Weary ships telling old tales, patiently waiting for new life on the north most end of the island.
There is a longstanding tale in my family that we are, through my maternal grandmother, related to John Paul Jones, founder of the United States Navy.
The stories may very well be true, given my lifelong obsession with a watery muse. I have, in one way or another, been courting the sea since I was a child. Studying oceanography in high school and painting all sorts of crustaceans and sea life during the beginning stages of my artistic career, are early hints of a future filled with sea and sand. Even my hometown, many years later, perched on the edge of a small wetland called Crab Meadow, leads me right back down to water’s edge. Masefield’s poem:
“I must go down to the
seas again, to the lonely sea and sky,
and all I ask is a tall ship and a star to
lead her by…”
speaks to my heart as I wander the coastal towns from Long Island to Maine snooping in tidal pools, estuaries, harbors, and shipyards for new discoveries.

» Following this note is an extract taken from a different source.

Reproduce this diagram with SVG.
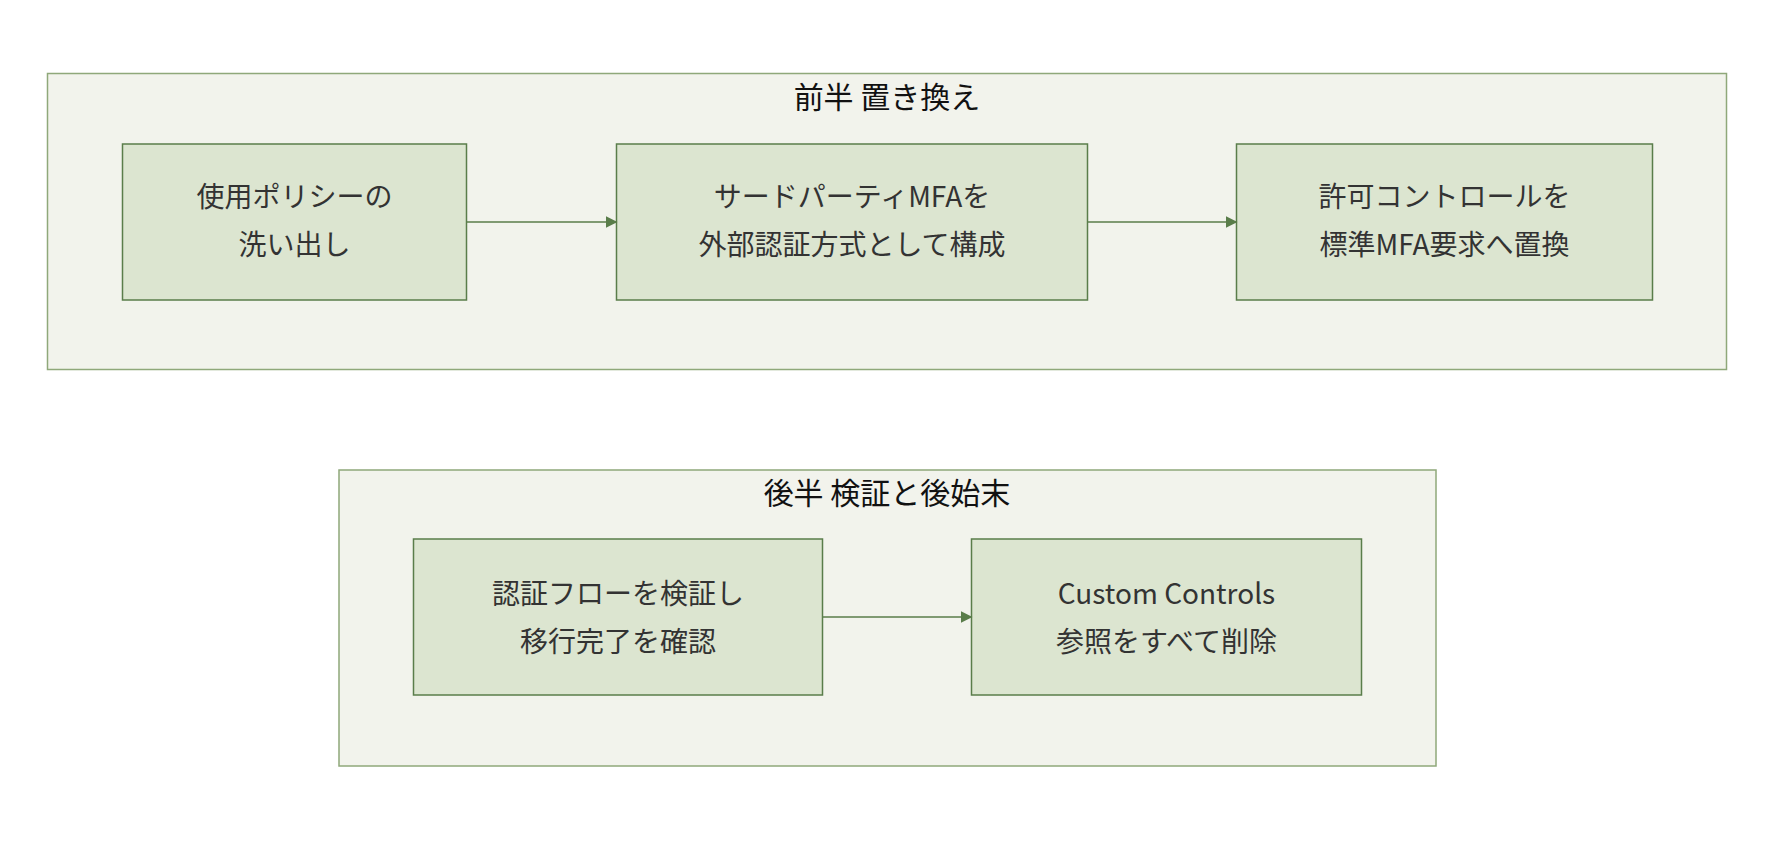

Shipyards are a favorite place to wander on early winter evenings. Alone, on a deserted pier, ships resting for the season, you can feel the lonesome calls of Dutchman, her souls traveling on the horizon’s fata morgana forever. Cobalt, periwinkle, and ochre are worn well, on ships who like cats, have lived many lives. Here on the north most end of the north fork, an old flotilla repose in a quiet purgatory. Riggings torn, rudders warped, these grand dames rest in a netherworld the color of earth and sky. In the wake of the Dutchman, they lie in wait, impatient to be reborn. Eager for the westerly winds to lift their sails and return them to their ocean home. Quiet ears can hear their tales of days gone by in the whisper of the wind and the change of tides. Patient wabi-sabi is revealed in in the beauty of transience. Some of them are here for only a season, before their hulls are repaired and they set sail again.
Others remain, like me, year after year, waiting for the call to take them home.